Authorities arrested Mohammadi in November after she attended a memorial for a victim of 2019 protests that started over a rise in fuel prices but morphed into a broader show of dissent that was crushed by security forces in another bloody crackdown.
Mohammadi is currently serving multiple sentences in Tehran's Evin Prison amounting to about 12 years imprisonment, according to the Front Line Defenders rights organisation. Charges against her – which the international community have decried – include spreading propaganda against the state.
Mohammadi has a long history of imprisonment, harsh sentences and international calls for reviews of her case.
"If the Iranian authorities make the right decision, they will release her so that she can be present to receive this honour, which is what we primarily hope for," Ms Reiss-Andersen said.
The Office of the United Nations High Commissioner for Human Rights (OHCHR) said he award highlights the courage of Mohammadi and women like her.
"We've seen their courage and determination in the face of reprisals, intimidation, violence and detention," spokesperson Elizabeth Throssell said. "[Women] been harassed for what they do or don't wear. There are increasingly stringent legal, social and economic measures against them. This really is something that highlights the courage and determination of the women of Iran and how they are an inspiration to the world."
Mohammedi is the 19th woman to win the Nobel Peace Prize and the second Iranian woman, after human rights activist Shirin Ebadi won the award in 2003.
Before being jailed, Mohammadi was vice president of the banned Defenders of Human Rights Center in Iran. Ebadi founded the centre.
Ebadi left Iran after the disputed re-election of then-President Mahmoud Ahmadinejad in 2009 that touched off unprecedented protests and harsh crackdowns by authorities. In 2018, Mohammadi, an engineer, was awarded the 2018 Andrei Sakharov Prize.

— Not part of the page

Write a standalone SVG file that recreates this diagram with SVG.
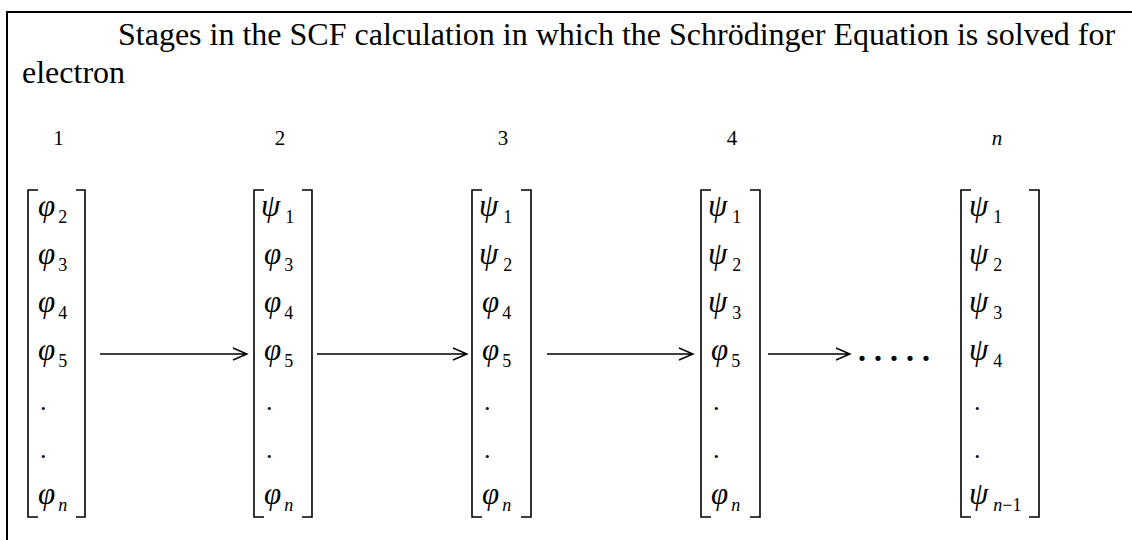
<svg xmlns="http://www.w3.org/2000/svg" width="1132" height="540" viewBox="0 0 1132 540">
<style>
.t{font-family:"Liberation Serif","Times New Roman",serif;fill:#000}
.title{font-size:32px}
.num{font-size:21px}
.g{font-family:"Liberation Serif","Times New Roman",serif;font-style:italic;font-size:31px;fill:#000}
.s{font-size:18px;font-style:normal}
.si{font-size:18px;font-style:italic}
.dot{font-family:"Liberation Serif",serif;font-size:26px;fill:#000}
.br{fill:none;stroke:#000;stroke-width:1.6}
.cn{fill:none;stroke:#000;stroke-width:1.4}
</style>
<rect width="1132" height="540" fill="#fff"/>
<path d="M1140,12 H7 V548" fill="none" stroke="#000" stroke-width="2"/>
<text class="t title" x="118" y="45">Stages in the SCF calculation in which the Schrödinger Equation is solved for</text>
<text class="t title" x="22" y="83">electron</text>
<g id="labels" class="t num" text-anchor="middle">
<text x="58.5" y="145">1</text>
<text x="280" y="145">2</text>
<text x="503" y="145">3</text>
<text x="732" y="145">4</text>
<text x="997" y="145" font-style="italic">n</text>
</g>
<g id="stage1">
<path class="br" d="M38,190 H28 V517 H38 M76,190 H85 V517 H76"/>
<text class="g" x="38" y="216">φ<tspan class="s" dx="3" dy="7">2</tspan></text>
<text class="g" x="38" y="264">φ<tspan class="s" dx="3" dy="7">3</tspan></text>
<text class="g" x="38" y="312">φ<tspan class="s" dx="3" dy="7">4</tspan></text>
<text class="g" x="38" y="360">φ<tspan class="s" dx="3" dy="7">5</tspan></text>
<text class="dot" x="40" y="410">.</text>
<text class="dot" x="40" y="458">.</text>
<text class="g" x="38" y="504">φ<tspan class="si" dx="3" dy="7">n</tspan></text>
</g>
<g id="stage2">
<path class="br" d="M264,190 H254 V517 H264 M302,190 H312 V517 H302"/>
<text class="g" x="261" y="216">ψ<tspan class="s" dx="5" dy="7">1</tspan></text>
<text class="g" x="264" y="264">φ<tspan class="s" dx="3" dy="7">3</tspan></text>
<text class="g" x="264" y="312">φ<tspan class="s" dx="3" dy="7">4</tspan></text>
<text class="g" x="264" y="360">φ<tspan class="s" dx="3" dy="7">5</tspan></text>
<text class="dot" x="266" y="410">.</text>
<text class="dot" x="266" y="458">.</text>
<text class="g" x="264" y="504">φ<tspan class="si" dx="3" dy="7">n</tspan></text>
</g>
<g id="stage3">
<path class="br" d="M482,190 H472 V517 H482 M521,190 H531 V517 H521"/>
<text class="g" x="479" y="216">ψ<tspan class="s" dx="5" dy="7">1</tspan></text>
<text class="g" x="479" y="264">ψ<tspan class="s" dx="5" dy="7">2</tspan></text>
<text class="g" x="482" y="312">φ<tspan class="s" dx="3" dy="7">4</tspan></text>
<text class="g" x="482" y="360">φ<tspan class="s" dx="3" dy="7">5</tspan></text>
<text class="dot" x="484" y="410">.</text>
<text class="dot" x="484" y="458">.</text>
<text class="g" x="482" y="504">φ<tspan class="si" dx="3" dy="7">n</tspan></text>
</g>
<g id="stage4">
<path class="br" d="M711,190 H701 V517 H711 M750,190 H760 V517 H750"/>
<text class="g" x="708" y="216">ψ<tspan class="s" dx="5" dy="7">1</tspan></text>
<text class="g" x="708" y="264">ψ<tspan class="s" dx="5" dy="7">2</tspan></text>
<text class="g" x="708" y="312">ψ<tspan class="s" dx="5" dy="7">3</tspan></text>
<text class="g" x="711" y="360">φ<tspan class="s" dx="3" dy="7">5</tspan></text>
<text class="dot" x="713" y="410">.</text>
<text class="dot" x="713" y="458">.</text>
<text class="g" x="711" y="504">φ<tspan class="si" dx="3" dy="7">n</tspan></text>
</g>
<g id="stageN">
<path class="br" d="M971,190 H961 V517 H971 M1029,190 H1039 V517 H1029"/>
<text class="g" x="969" y="216">ψ<tspan class="s" dx="5" dy="7">1</tspan></text>
<text class="g" x="969" y="264">ψ<tspan class="s" dx="5" dy="7">2</tspan></text>
<text class="g" x="969" y="312">ψ<tspan class="s" dx="5" dy="7">3</tspan></text>
<text class="g" x="969" y="360">ψ<tspan class="s" dx="5" dy="7">4</tspan></text>
<text class="dot" x="974" y="410">.</text>
<text class="dot" x="974" y="458">.</text>
<text class="g" x="969" y="504">ψ<tspan class="si" dx="5" dy="7">n</tspan><tspan class="s">−1</tspan></text>
</g>
<g id="connectors" class="cn">
<path d="M100,354 H247 M233,348 L247,354 L233,360"/>
<path d="M317,354 H467 M453,348 L467,354 L453,360"/>
<path d="M547,354 H693 M679,348 L693,354 L679,360"/>
<path d="M768,354 H850 M836,348 L850,354 L836,360"/>
</g>
<text class="t" x="858" y="361" font-size="32" font-weight="bold" letter-spacing="8">.....</text>
</svg>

According to the will of Alfred Nobel, the prize should be awarded to the person "who has done the most or best to advance fellowship among nations, the abolition or reduction of standing armies, and the establishment and promotion of peace congresses". Previous winners of the prize – which can be awarded to individuals or organisations – include Nelson Mandela, Barack Obama, Mikhail Gorbachev, Aung San Suu Kyi and the United Nations.
In recent years there has been a broad interpretation of that declaration in Nobel’s will. Last year’s prize was won by human rights activists from Ukraine, Belarus and Russia, in what was seen as a strong rebuke to Russian President Vladimir Putin in the wake of his invasion of Ukraine, which used Belarus as a staging post.
Unlike the other Nobel prizes that are selected and announced in Stockholm, Nobel decreed that the peace prize be decided and awarded in Oslo by the five-member Norwegian Nobel Committee.
The independent panel is appointed by the Norwegian parliament. This year, the committee received 351 nominations — 259 for individuals and 92 for organisations. People who can make nominations include former Nobel Peace Prize winners, members of the committee, heads of states, members of parliaments and professors of political science, history and international law.
The prizes are handed out at awards ceremonies in December in Oslo and Stockholm. They carry a cash award of 11 million Swedish kronor (about £820,000). Winners also receive an 18-carat gold medal and diploma.